Three hoax phone calls

It seems to me that the prominence of hoax phone calls has been increasing lately, though maybe it's just a fluke.

And they raise the question: how can you tell whether a given call is authentic? Which raises all sorts of related web-of-trust and authentication issues, which resonate with issues in the computer industry as well.

But I'm not gonna go into all that; just noting three calls that caught my attention recently:

  • A pair of Montreal comedians prank-called Sarah Palin in early November, pretending to be French president Nicolas Sarkozy, and broadcast the call live on the radio. (There's an ABC News article that gives a little more info on how the callers reached Palin.)
  • About a week ago, during the terror attacks in Mumbai, Pakistani president Asif Ali Zardari received a call allegedly from the Indian foreign minister that "prompted Islamabad to put its air force on high alert before concluding the call was a hoax." That WSJ article adds: "Pakistan officials provided few details of the call or how they discovered it was a hoax, but said they believed it was real because it showed up on their phones as coming from a number at India's foreign ministry."
  • A few days ago, Florida Republican congresswoman Ileana Ros-Lehtinen received a call claiming to be from Barack Obama. She hung up on the caller, believing it to be a hoax. She then received another call from someone claiming to be Obama's chief of staff, Rahm Emanuel; she hung up on him too. It wasn't until she got a call from Rep. Howard Berman, who she apparently knows personally, that she learned that the first two calls had been real. (Another article I saw said that she had Berman tell her an inside joke about a colleague of theirs to prove it was really him.)

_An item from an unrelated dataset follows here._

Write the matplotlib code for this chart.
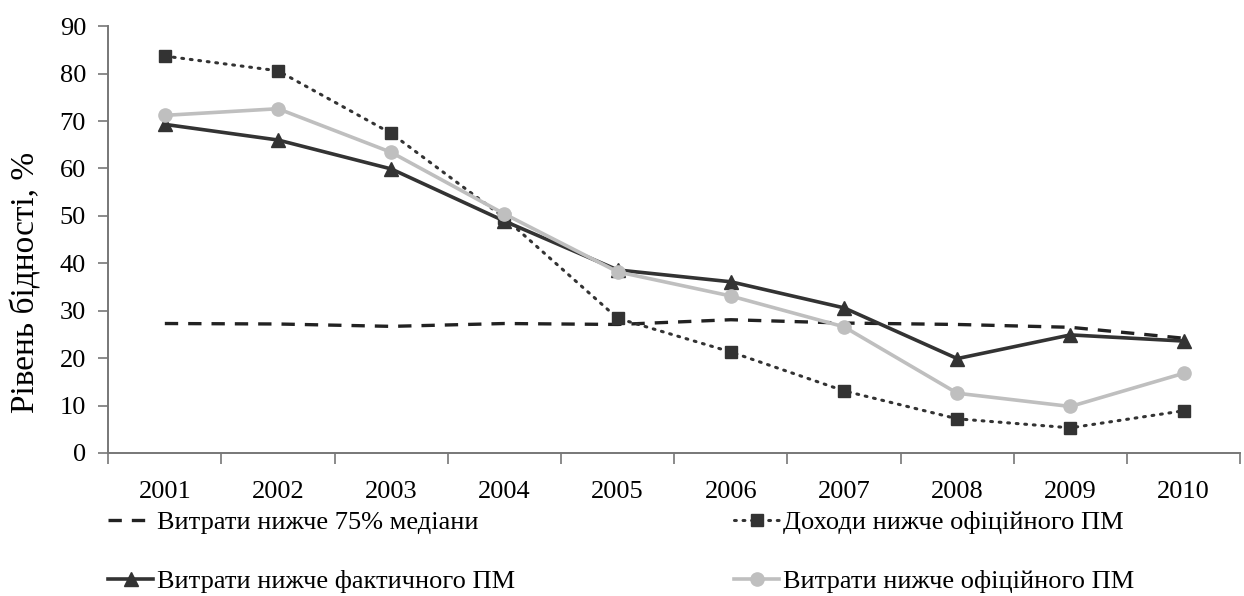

I think what all this adds up to is that phone pranking is relatively easy and becoming more widespread; that it can potentially have major real-world consequences; that it can be hard to recognize; and that authentication ends up requiring contact with people you know and trust.

From a different angle, I think these incidents suggest that we all need to be careful about believing that unknown callers are who they say they are--but also that sometimes they really are.